As you get your health informatics masters, you are going to learn about procuring and stocking supplies. This will be a large part of the job that you get when you have your degree. You may not be involved in the ordering yourself, but you will work on the IT systems that allow for the transfer of information. This information could relate to the current inventory, the needs of people in your facility – such as a hospital – and the projected future needs of the population. You have to make sure that this all works so that the right things are ordered and stocked.
If things are allowed to go out of stock entirely, it can create huge problems. This is not like managing the inventory at a store. If you forget to order some books for a bookstore, for example, you might miss out on a few sales. You might have to tell customers to come back the next day, when you actually get the books in. At a hospital, though, people do not have any time to wait. They need the supplies right away; their lives could depend on it.
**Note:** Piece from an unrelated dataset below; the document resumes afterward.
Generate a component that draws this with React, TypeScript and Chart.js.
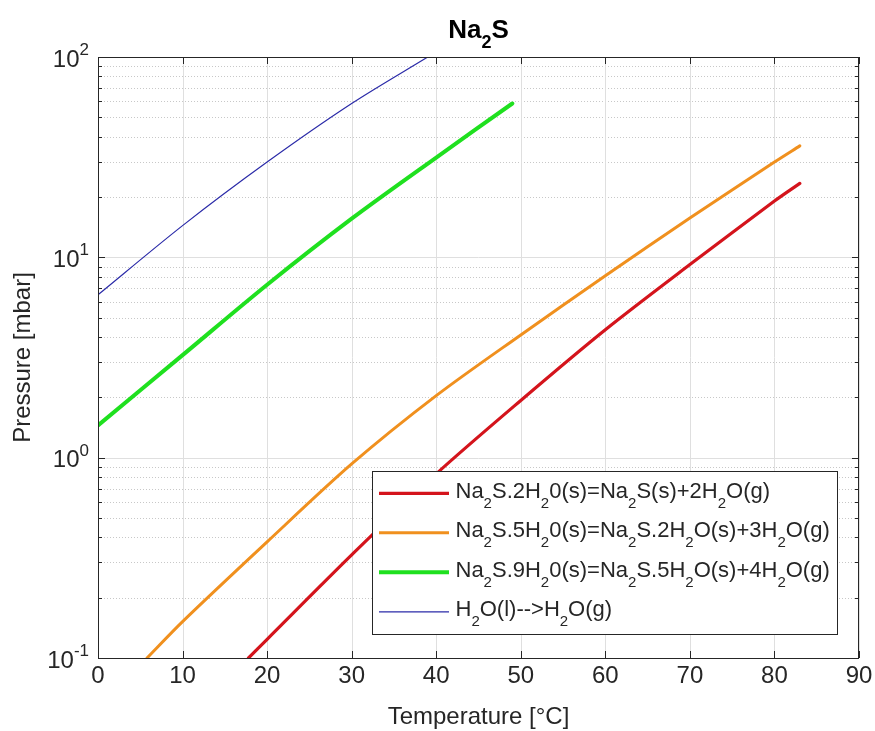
import React, { useEffect, useRef } from 'react';
import { Chart, registerables } from 'chart.js';
Chart.register(...registerables);

// ---------- data ----------
const redT = [17.8, 20, 30, 40, 50, 60, 70, 80, 83];
const redP = [0.1, 0.124, 0.327, 0.83, 1.93, 4.35, 9.2, 19.1, 23.4];
const orangeT = [5.8, 10, 20, 30, 40, 50, 60, 70, 80, 83];
const orangeP = [0.1, 0.152, 0.38, 0.93, 2.04, 4.1, 8.1, 15.7, 29.9, 36];
const greenT = [0, 10, 20, 30, 40, 49];
const greenP = [1.45, 3.25, 7.3, 15.6, 31.5, 58.6];
const blueT = [0, 10, 20, 30, 39];
const blueP = [6.5, 14.4, 29.9, 58.6, 100];

const seriesLabels = [
  'Na_2S.2H_20(s)=Na_2S(s)+2H_2O(g)',
  'Na_2S.5H_20(s)=Na_2S.2H_2O(s)+3H_2O(g)',
  'Na_2S.9H_20(s)=Na_2S.5H_2O(s)+4H_2O(g)',
  'H_2O(l)-->H_2O(g)',
];
const titleText = 'Na_2S';
const xLabel = 'Temperature [°C]';
const yLabel = 'Pressure [mbar]';
const xTicks = [0, 10, 20, 30, 40, 50, 60, 70, 80, 90];
const yTicks = [0.1, 1, 10, 100];
const yTickLabels = ['10^{-1}', '10^{0}', '10^{1}', '10^{2}'];

const FONT = '"Liberation Sans", Arial, Helvetica, sans-serif';
const TXT = '#262626';

type Seg = { t: string; k: number };
function parseRich(s: string): Seg[] {
  const out: Seg[] = [];
  let buf = '';
  for (let i = 0; i < s.length; i++) {
    const c = s[i];
    if (c === '_' || c === '^') {
      if (buf) { out.push({ t: buf, k: 0 }); buf = ''; }
      let t = '';
      if (s[i + 1] === '{') { const j = s.indexOf('}', i + 2); t = s.slice(i + 2, j); i = j; }
      else { t = s[i + 1]; i++; }
      out.push({ t, k: c === '_' ? 1 : 2 });
    } else buf += c;
  }
  if (buf) out.push({ t: buf, k: 0 });
  return out;
}

function drawRich(ctx: CanvasRenderingContext2D, s: string, x: number, y: number, o: any) {
  const segs = parseRich(s);
  const fontOf = (k: number) => `${o.bold ? 'bold ' : ''}${k === 0 ? o.size : o.small}px ${FONT}`;
  let w = 0;
  const ws = segs.map((sg) => { ctx.font = fontOf(sg.k); const m = ctx.measureText(sg.t).width; w += m; return m; });
  let cx = o.align === 'left' ? x : o.align === 'center' ? x - w / 2 : x - w;
  ctx.textAlign = 'left';
  ctx.textBaseline = 'alphabetic';
  ctx.fillStyle = o.color || TXT;
  segs.forEach((sg, i) => {
    ctx.font = fontOf(sg.k);
    const dy = sg.k === 1 ? o.drop : sg.k === 2 ? -o.rise : 0;
    ctx.fillText(sg.t, cx, y + dy);
    cx += ws[i];
  });
}

const decorPlugin = {
  id: 'matlabDecor',
  beforeDatasetsDraw(chart: any) {
    const { ctx, chartArea: a, scales } = chart;
    const xs = scales.x, ys = scales.y;
    ctx.save();
    // minor y grid (dotted)
    ctx.strokeStyle = '#c8c8c8';
    ctx.lineWidth = 1;
    ctx.setLineDash([1, 2]);
    for (let d = 0; d < yTicks.length - 1; d++) {
      for (let m = 2; m <= 9; m++) {
        const py = Math.round(ys.getPixelForValue(yTicks[d] * m)) + 0.5;
        ctx.beginPath(); ctx.moveTo(a.left, py); ctx.lineTo(a.right, py); ctx.stroke();
      }
    }
    ctx.setLineDash([]);
    // major grid
    ctx.strokeStyle = '#dfdfdf';
    yTicks.forEach((v) => {
      const py = Math.round(ys.getPixelForValue(v)) + 0.5;
      ctx.beginPath(); ctx.moveTo(a.left, py); ctx.lineTo(a.right, py); ctx.stroke();
    });
    xTicks.forEach((v) => {
      const px = Math.round(xs.getPixelForValue(v)) + 0.5;
      ctx.beginPath(); ctx.moveTo(px, a.top); ctx.lineTo(px, a.bottom); ctx.stroke();
    });
    ctx.restore();
  },
  afterDatasetsDraw(chart: any) {
    const { ctx, chartArea: a, scales } = chart;
    const xs = scales.x, ys = scales.y;
    ctx.save();
    // legend
    const lw = 465, lh = 163;
    const lx = a.right - 22 - lw, ly = a.bottom - 24 - lh;
    ctx.fillStyle = '#ffffff';
    ctx.fillRect(lx, ly, lw, lh);
    ctx.strokeStyle = TXT;
    ctx.lineWidth = 1;
    ctx.strokeRect(Math.round(lx) + 0.5, Math.round(ly) + 0.5, lw, lh);
    chart.data.datasets.forEach((ds: any, i: number) => {
      const rowY = ly + 22.3 + i * 39.5;
      ctx.strokeStyle = ds.borderColor;
      ctx.lineWidth = ds.borderWidth;
      ctx.beginPath(); ctx.moveTo(lx + 7, rowY); ctx.lineTo(lx + 77, rowY); ctx.stroke();
      drawRich(ctx, ds.label, lx + 83.5, rowY + 4.5, { size: 22, small: 15, drop: 10, rise: 0, align: 'left' });
    });
    // axes box
    ctx.strokeStyle = TXT;
    ctx.lineWidth = 1;
    ctx.strokeRect(a.left + 0.5, a.top + 0.5, a.right - a.left - 1, a.bottom - a.top);
    // ticks
    ctx.beginPath();
    xTicks.forEach((v) => {
      const px = Math.round(xs.getPixelForValue(v)) + 0.5;
      ctx.moveTo(px, a.bottom); ctx.lineTo(px, a.bottom - 7);
      ctx.moveTo(px, a.top); ctx.lineTo(px, a.top + 7);
    });
    yTicks.forEach((v) => {
      const py = Math.round(ys.getPixelForValue(v)) + 0.5;
      ctx.moveTo(a.left, py); ctx.lineTo(a.left + 7, py);
      ctx.moveTo(a.right, py); ctx.lineTo(a.right - 7, py);
    });
    for (let d = 0; d < yTicks.length - 1; d++) {
      for (let m = 2; m <= 9; m++) {
        const py = Math.round(ys.getPixelForValue(yTicks[d] * m)) + 0.5;
        ctx.moveTo(a.left, py); ctx.lineTo(a.left + 4, py);
        ctx.moveTo(a.right, py); ctx.lineTo(a.right - 4, py);
      }
    }
    ctx.stroke();
    // tick labels
    ctx.fillStyle = TXT;
    ctx.font = `24px ${FONT}`;
    ctx.textAlign = 'center';
    ctx.textBaseline = 'alphabetic';
    xTicks.forEach((v) => {
      ctx.fillText(String(v), xs.getPixelForValue(v), a.bottom + 25);
    });
    yTicks.forEach((v, i) => {
      drawRich(ctx, yTickLabels[i], a.left - 9, ys.getPixelForValue(v) + 9.5, { size: 24, small: 17, drop: 0, rise: 11.5, align: 'right' });
    });
    // axis labels
    ctx.fillStyle = TXT;
    ctx.font = `24px ${FONT}`;
    ctx.textAlign = 'center';
    ctx.fillText(xLabel, (a.left + a.right) / 2, a.bottom + 66);
    ctx.save();
    ctx.translate(30, (a.top + a.bottom) / 2);
    ctx.rotate(-Math.PI / 2);
    ctx.fillText(yLabel, 0, 0);
    ctx.restore();
    // title
    drawRich(ctx, titleText, (a.left + a.right) / 2, 38, { size: 26, small: 18, drop: 10, rise: 0, align: 'center', bold: true, color: '#000000' });
    ctx.restore();
  },
};

const toPts = (xs: number[], ys: number[]) => xs.map((x, i) => ({ x, y: ys[i] }));

export default function App() {
  const ref = useRef<HTMLCanvasElement>(null);
  useEffect(() => {
    const mk = (label: string, t: number[], p: number[], color: string, w: number) => ({
      label, data: toPts(t, p), borderColor: color, backgroundColor: color, borderWidth: w,
      pointRadius: 0, fill: false, tension: 0.3, borderCapStyle: 'round' as const,
    });
    const chart = new Chart(ref.current!, {
      type: 'line',
      data: {
        datasets: [
          mk(seriesLabels[0], redT, redP, '#d4141c', 3.2),
          mk(seriesLabels[1], orangeT, orangeP, '#f0901e', 3),
          mk(seriesLabels[2], greenT, greenP, '#1fe01f', 4),
          mk(seriesLabels[3], blueT, blueP, '#2a2aa8', 1.2),
        ],
      },
      options: {
        animation: false,
        responsive: false,
        layout: { padding: { left: 98, top: 57, right: 16, bottom: 73 } },
        scales: {
          x: { type: 'linear', min: 0, max: 90, display: false },
          y: { type: 'logarithmic', min: 0.1, max: 100, display: false },
        },
        plugins: { legend: { display: false }, title: { display: false }, tooltip: { enabled: false } },
      },
      plugins: [decorPlugin],
    } as any);
    return () => chart.destroy();
  }, []);
  return (
    <div style={{ position: 'absolute', left: 0, top: 0, width: 875, height: 731, background: '#fff' }}>
      <canvas ref={ref} width={875} height={731} style={{ display: 'block' }} />
    </div>
  );
}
Therefore, it is important that you never run out of anything, no matter how trivial it seems.
As such, the standard practice that many hospitals use is to order far more of everything than they think that they are going to need. Much of the equipment does not have an expiration date; some medications have to be fresh, of course, but things like bandages and gauze will virtually last forever. It is far better to have a whole storage closet that is full of things that people are not using than to run the risk of telling someone that they cannot get a proper bandage because you used up the last one yesterday.
The most important part of any IT system that deals with this, then, is the part that alerts the procurement officers when supplies are running low. As soon as anything drops below a specific level, an alert needs to be sent out to make sure that a new order is placed. This level should be set higher than the realistic need. For example, if it takes two weeks for new supplies to get there after they are ordered, the alert should go out as soon as the supplies hit the four-week level, providing time for delays.